Most Long Island Rail Road riders have wish lists of what they say the railroad "needs." Whether their interests match those of the Metropolitan Transportation Authority remains to be seen.
Next week, the MTA is expected to release its 20-year needs assessment — an extensive document that jump-starts the process of determining new initiatives for the agency's all-important capital funds. And no one knows exactly what's in it.
Previously, the needs assessment was a to-do list and the basis of the MTA's capital plan and funding choices. This year, an MTA official said, it'll include more general, big-picture themes, and future capital planning won't be constrained by the document. While that sounds promising, with a chance for Long Island's voice to be heard, the assessment remains a formative, influential guide that helps establish the MTA's priorities. Yet, it's being put together behind closed doors — by MTA staff. That's not a good start.
The LIRR is at a key juncture. Some long-discussed projects are complete, but there's still much to do. So it's disconcerting such a valuable assessment is being finalized without many stakeholders knowing about it.

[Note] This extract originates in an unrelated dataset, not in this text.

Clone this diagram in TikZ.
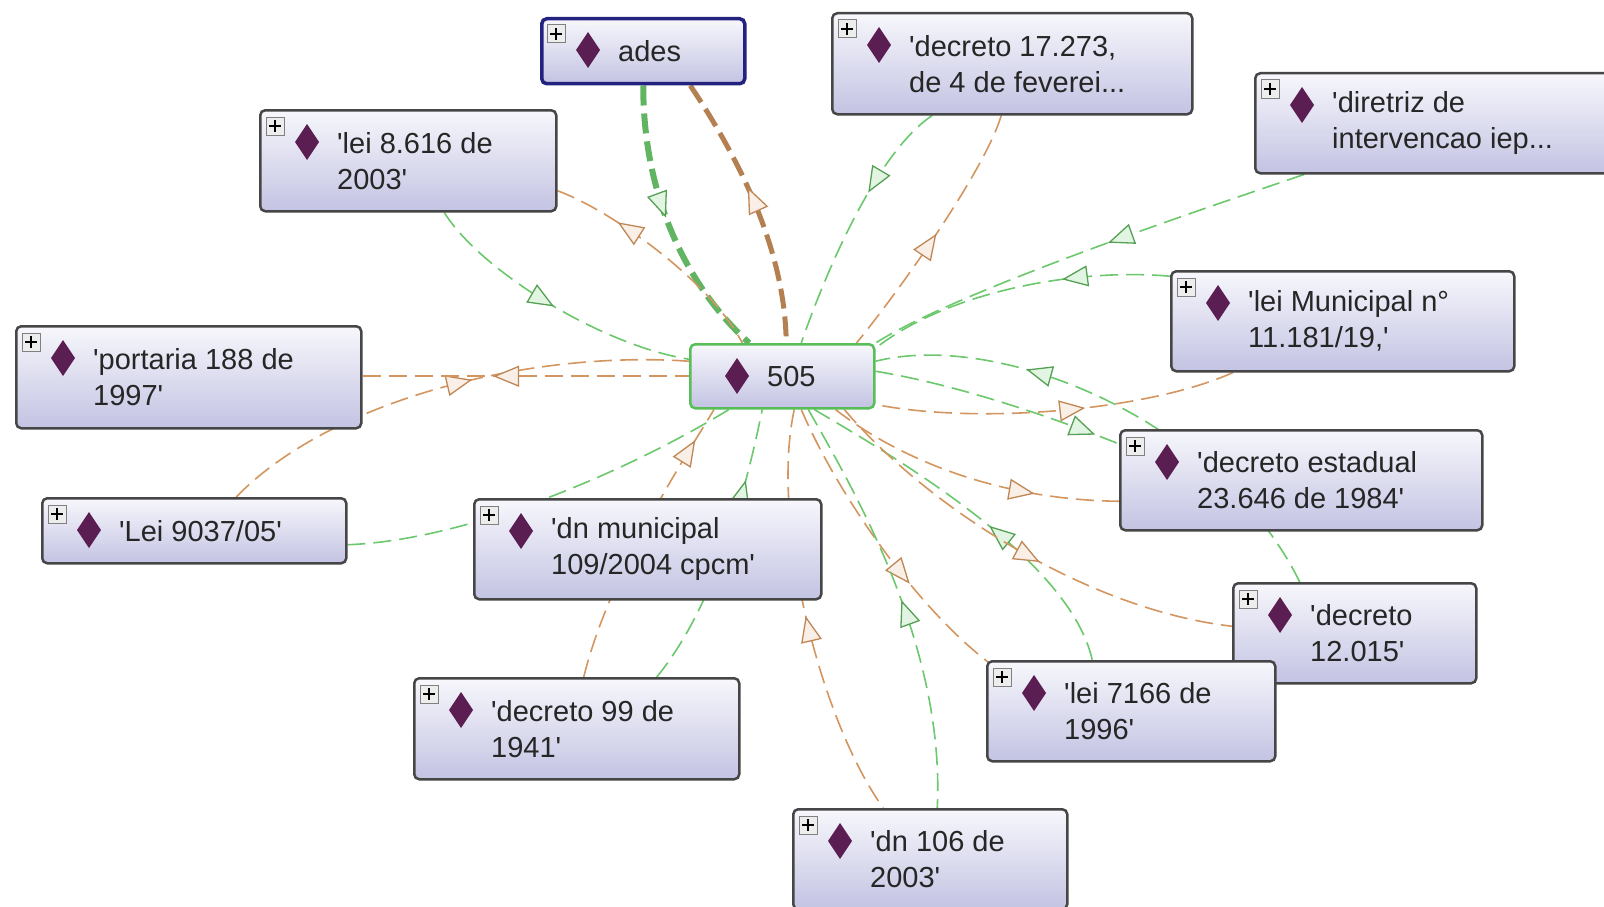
\documentclass[tikz,border=0pt]{standalone}
\usepackage{fontspec}
\setmainfont{Liberation Sans}
\usetikzlibrary{calc, positioning, arrows.meta, decorations.markings}
\definecolor{boxtop}{HTML}{F7F7FC}
\definecolor{boxbot}{HTML}{C3C3E3}
\definecolor{boxline}{HTML}{464646}
\definecolor{diam}{HTML}{5B1E52}
\definecolor{egreen}{HTML}{6CC86C}
\definecolor{eorange}{HTML}{D49660}
\definecolor{selblue}{HTML}{23237F}
\definecolor{selgreen}{HTML}{58BE58}
\newcommand{\qq}{\textquotesingle}
\pgfdeclarelayer{edges}
\pgfsetlayers{edges,main}

\tikzset{
  indiv/.style={draw=boxline, line width=2.5pt, rounded corners=5pt, top color=boxtop, bottom color=boxbot, inner sep=0pt, anchor=north west},
  lbl/.style={align=left, text=black!85, inner sep=0pt, font=\fontsize{29}{36}\selectfont},
  gedge/.style={draw=egreen, line width=1.6pt, dash pattern=on 18pt off 8pt},
  oedge/.style={draw=eorange, line width=1.6pt, dash pattern=on 18pt off 8pt},
  gthick/.style={draw=egreen!90!black, line width=6pt, dash pattern=on 20pt off 8pt},
  othick/.style={draw=eorange!85!black, line width=5pt, dash pattern=on 20pt off 8pt},
  gtri/.tip={Triangle[length=26pt, width=21pt, line width=1.3pt, fill=egreen!20]},
  otri/.tip={Triangle[length=26pt, width=21pt, line width=1.3pt, fill=eorange!15]},
  gfwd/.style={postaction={decorate, decoration={markings, mark=at position #1 with {\arrow[solid, egreen!80!black]{gtri}}}}},
  gback/.style={postaction={decorate, decoration={markings, mark=at position #1 with {\arrowreversed[solid, egreen!80!black]{gtri}}}}},
  ofwd/.style={postaction={decorate, decoration={markings, mark=at position #1 with {\arrow[solid, eorange!90!black]{otri}}}}},
  oback/.style={postaction={decorate, decoration={markings, mark=at position #1 with {\arrowreversed[solid, eorange!90!black]{otri}}}}},
  plusbox/.style={draw=black!50, fill=black!7, line width=1pt}
}

\begin{document}
\begin{tikzpicture}[x=1pt, y=-1pt]
\clip (0,0) rectangle (1604,907);

% individuals
\node[indiv, draw=selblue, line width=3.5pt, minimum width=203, minimum height=65] (ades) at (540,17) {};
\node[indiv, minimum width=360, minimum height=101] (dec17273) at (831,12) {};
\node[indiv, minimum width=360, minimum height=100] (diretriz) at (1254,72) {};
\node[indiv, minimum width=296, minimum height=101] (lei8616) at (259,109) {};
\node[indiv, minimum width=345, minimum height=102] (portaria) at (15,325) {};
\node[indiv, draw=selgreen, line width=2.5pt, minimum width=184, minimum height=64] (n505) at (689,343) {};
\node[indiv, minimum width=343, minimum height=100] (leimun) at (1170,270) {};
\node[indiv, minimum width=362, minimum height=100] (decest) at (1119,429) {};
\node[indiv, minimum width=304, minimum height=65] (lei9037) at (41,497) {};
\node[indiv, minimum width=347, minimum height=100] (dnmun) at (473,498) {};
\node[indiv, minimum width=243, minimum height=100] (dec12015) at (1232,582) {};
\node[indiv, minimum width=288, minimum height=100] (lei7166) at (986,660) {};
\node[indiv, minimum width=325, minimum height=101] (dec99) at (413,677) {};
\node[indiv, minimum width=274, minimum height=100] (dn106) at (792,808) {};

% labels
\node[lbl, right=78pt of ades.west] (adest) {ades};
\node[lbl, right=78pt of dec17273.west] (dec17273t) {\qq decreto 17.273,\\de 4 de feverei...};
\node[lbl, right=78pt of diretriz.west] (diretrizt) {\qq diretriz de\\intervencao iep...};
\node[lbl, right=78pt of lei8616.west] (lei8616t) {\qq lei 8.616 de\\2003\qq};
\node[lbl, right=78pt of portaria.west] (portariat) {\qq portaria 188 de\\1997\qq};
\node[lbl, right=78pt of n505.west] (n505t) {505};
\node[lbl, right=78pt of leimun.west] (leimunt) {\qq lei Municipal n°\\11.181/19,\qq};
\node[lbl, right=78pt of decest.west] (decestt) {\qq decreto estadual\\23.646 de 1984\qq};
\node[lbl, right=78pt of lei9037.west] (lei9037t) {\qq Lei 9037/05\qq};
\node[lbl, right=78pt of dnmun.west] (dnmunt) {\qq dn municipal\\109/2004 cpcm\qq};
\node[lbl, right=78pt of dec12015.west] (dec12015t) {\qq decreto\\12.015\qq};
\node[lbl, right=78pt of lei7166.west] (lei7166t) {\qq lei 7166 de\\1996\qq};
\node[lbl, right=78pt of dec99.west] (dec99t) {\qq decreto 99 de\\1941\qq};
\node[lbl, right=78pt of dn106.west] (dn106t) {\qq dn 106 de\\2003\qq};

% icons
\foreach \n in {ades,dec17273,diretriz,lei8616,portaria,n505,leimun,decest,lei9037,dnmun,dec12015,lei7166,dec99,dn106} {
  \fill[diam] ($(\n.north west)+(48,15)$) -- ++(12,18) -- ++(-12,18) -- ++(-12,-18) -- cycle;
}
\foreach \n in {ades,dec17273,diretriz,lei8616,portaria,leimun,decest,lei9037,dnmun,dec12015,lei7166,dec99,dn106} {
  \draw[plusbox] ($(\n.north west)+(7,8)$) rectangle +(18,18);
  \draw[line width=1.6pt] ($(\n.north west)+(16,11)$) -- +(0,12);
  \draw[line width=1.6pt] ($(\n.north west)+(10,17)$) -- +(12,0);
}

\begin{pgfonlayer}{edges}
\fill[white] (0,0) rectangle (1604,907);
% selected node
\draw[gthick, gfwd=0.47] (ades.south) .. controls (643,200) and (690,290) .. ($(n505.north)+(-33,0)$);
\draw[othick, oback=0.42] ($(ades.south)+(47,0)$) .. controls (740,160) and (785,250) .. ($(n505.north)+(4,0)$);
% upper left
\draw[gedge, gfwd=0.5] ($(lei8616.south)+(36,0)$) .. controls (480,270) and (600,345) .. ($(n505.west)+(0,-17)$);
\draw[oedge, oback=0.28] ($(lei8616.east)+(0,30)$) .. controls (610,210) and (710,280) .. ($(n505.north)+(-40,0)$);
% upper right
\draw[gedge, gfwd=0.38] ($(dec17273.south)+(-80,0)$) .. controls (880,150) and (830,260) .. ($(n505.north)+(19,0)$);
\draw[oedge, oback=0.5] ($(dec17273.south)+(-11,0)$) .. controls (985,170) and (900,290) .. ($(n505.north east)+(-19,0)$);
\draw[gedge, gfwd=0.45] ($(diretriz.south west)+(50,0)$) .. controls (1200,210) and (960,290) .. (n505.north east);
\draw[gedge, gfwd=0.35] ($(leimun.west)+(0,-45)$) .. controls (1080,268) and (950,290) .. ($(n505.east)+(0,-28)$);
\draw[gedge, gfwd=0.7] ($(dec12015.north)+(-55,0)$) .. controls (1220,420) and (1000,330) .. ($(n505.east)+(0,-15)$);
\draw[oedge, oback=0.42] ($(leimun.south west)+(63,0)$) .. controls (1150,410) and (980,425) .. ($(n505.south east)+(0,-5)$);
% lower right
\draw[gedge, gfwd=0.9] ($(n505.east)+(0,-5)$) .. controls (960,385) and (1060,420) .. ($(decest.north west)+(0,15)$);
\draw[oedge, ofwd=0.72] ($(n505.south east)+(-40,0)$) .. controls (900,460) and (1000,500) .. ($(decest.west)+(0,21)$);
\draw[gedge, gback=0.55] ($(n505.south)+(32,0)$) .. controls (900,460) and (1070,560) .. ($(lei7166.north)+(-39,0)$);
\draw[oedge, ofwd=0.55] ($(n505.south)+(62,0)$) .. controls (930,510) and (1090,610) .. ($(dec12015.west)+(0,-7)$);
\draw[oedge, ofwd=0.65] ($(n505.south)+(19,0)$) .. controls (840,500) and (920,610) .. ($(lei7166.north west)+(2,2)$);
\draw[gedge, gback=0.5] ($(n505.south)+(26,0)$) .. controls (860,500) and (945,650) .. ($(dn106.north)+(7,0)$);
\draw[oedge, oback=0.5] ($(n505.south)+(12,0)$) .. controls (770,520) and (820,720) .. ($(dn106.north)+(-47,0)$);
% lower left
\draw[oedge, ofwd=0.88] ($(dec99.north)+(7,0)$) .. controls (610,570) and (690,450) .. ($(n505.south west)+(25,0)$);
\draw[gedge, gfwd=0.75] ($(dec99.north)+(80,0)$) .. controls (720,600) and (750,470) .. ($(n505.south)+(-20,0)$);
\draw[gedge] ($(lei9037.east)+(0,14)$) .. controls (470,540) and (630,470) .. ($(n505.south west)+(40,0)$);
\draw[oedge, ofwd=0.55] ($(lei9037.north)+(42,0)$) .. controls (330,400) and (530,350) .. ($(n505.west)+(0,-15)$);
\draw[oedge, oback=0.4] ($(portaria.east)+(0,-1)$) -- (n505.west);
\end{pgfonlayer}
\end{tikzpicture}
\end{document}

Even if it's just a starting point — with future opportunities for public input, as the MTA official said — the agency owes riders and the region a more public process and explanation of its methodology, reasoning and plans.
MTA officials emphasize their LIRR accomplishments, from Third Track to Grand Central Madison. They focus on what they've done rather than what they'll do, especially as critics say too much already has been done for Long Island. But now it's time to look forward — and the MTA's needs assessment and future capital plans must capture the LIRR's interests.
Toward the top of that list is a word Long Island has shouted for decades: electrification. Eliminating the region's diesel trains must be part of any conversation about the system's future, especially given the state's climate and renewable energy goals. Relatedly, the MTA must focus on the effort to expand, improve and modernize service and infrastructure to the east. In Port Jefferson, that includes utilizing the shuttered Lawrence Aviation site for a potential rail yard and relocating the train station to that site. It includes projects supposedly in the works, like moving the Yaphank station nearer to Brookhaven National Laboratory. And it includes adding service on the East End, such as scooter trains to get residents and workers out of their cars for travel between communities on both forks.
There also are systemwide needs, like accessibility and state of good repair work, from tracks, signals and stations to connections and tunnels into and out of Jamaica and Brooklyn.
Everyone has a wish list. But MTA leaders must be more open and thoughtful about theirs. No matter what they've done for Long Island before, they must not leave the region behind as the train moves forward.